Invoice Automation for UK Small Businesses: Save 5 Hours a Week on Finance Admin

Vorlo · 5 min read vorlo.co

For most small businesses, invoicing is one of those tasks that sits in a grey zone. It's important — you don't get paid without it — but it's not skilled work. Generating an invoice, sending it, chasing it when it's overdue, reconciling it when it's paid. These are mechanical tasks that happen dozens or hundreds of times a month, eating hours that could be spent on actual work.

Invoice automation removes these tasks from your team's plate entirely. Here's how it works and whether it's worth it for your business.

What invoice automation actually does

A properly configured invoice automation system handles the full lifecycle of an invoice without manual intervention:

Generation. When a job is completed, a project milestone is reached, or a subscription period ends, the system generates the invoice automatically — pulling the right data from your CRM, job management system, or timesheet tool.

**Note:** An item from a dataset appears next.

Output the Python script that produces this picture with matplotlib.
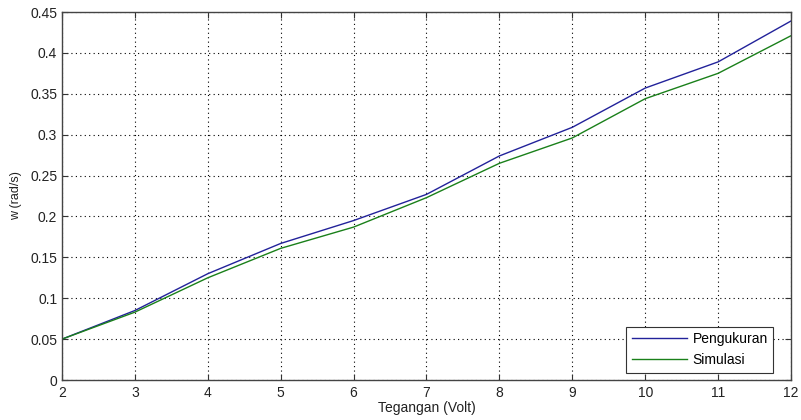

Sending. The invoice goes to the right contact at the right company, with the right payment terms, automatically. No copying email addresses, no attaching PDFs manually.

Chasing. If an invoice hasn't been paid by the due date, the system sends a polite reminder. If it still isn't paid, it escalates. Your team only gets involved when a human conversation is genuinely needed.

Reconciliation. When payment arrives, the system matches it to the invoice and marks it as paid. Your accounts stay current without manual bank reconciliation.

What tools are involved

Most invoice automation connects your existing tools: Xero or QuickBooks for accounting, your CRM (HubSpot, Salesforce, or similar), your job management system (Jobber, Tradify, or similar), and your bank feed. The automation sits in the middle, moving information between these tools and triggering actions at the right times.

You don't need to replace your existing accounting software. You need to connect it properly.

The time saving

For a business raising 50 invoices a month, the manual process — generating, sending, chasing, reconciling — typically takes 4–6 hours per month at a minimum. For businesses with more complex billing, or with a high rate of late payers, it can easily be 15–20 hours.

Automation brings this to near zero for the routine cases. Your team's time is only needed for exceptions — disputed invoices, unusual payment arrangements, customers who need a direct conversation.

The cost

Setting up invoice automation typically costs £600–£1,200 depending on the complexity of your systems and billing model. The ongoing tool costs are minimal — usually the existing subscription cost of your accounting software plus a small automation platform fee.

For most businesses, the setup cost is recovered within the first two months of time saved.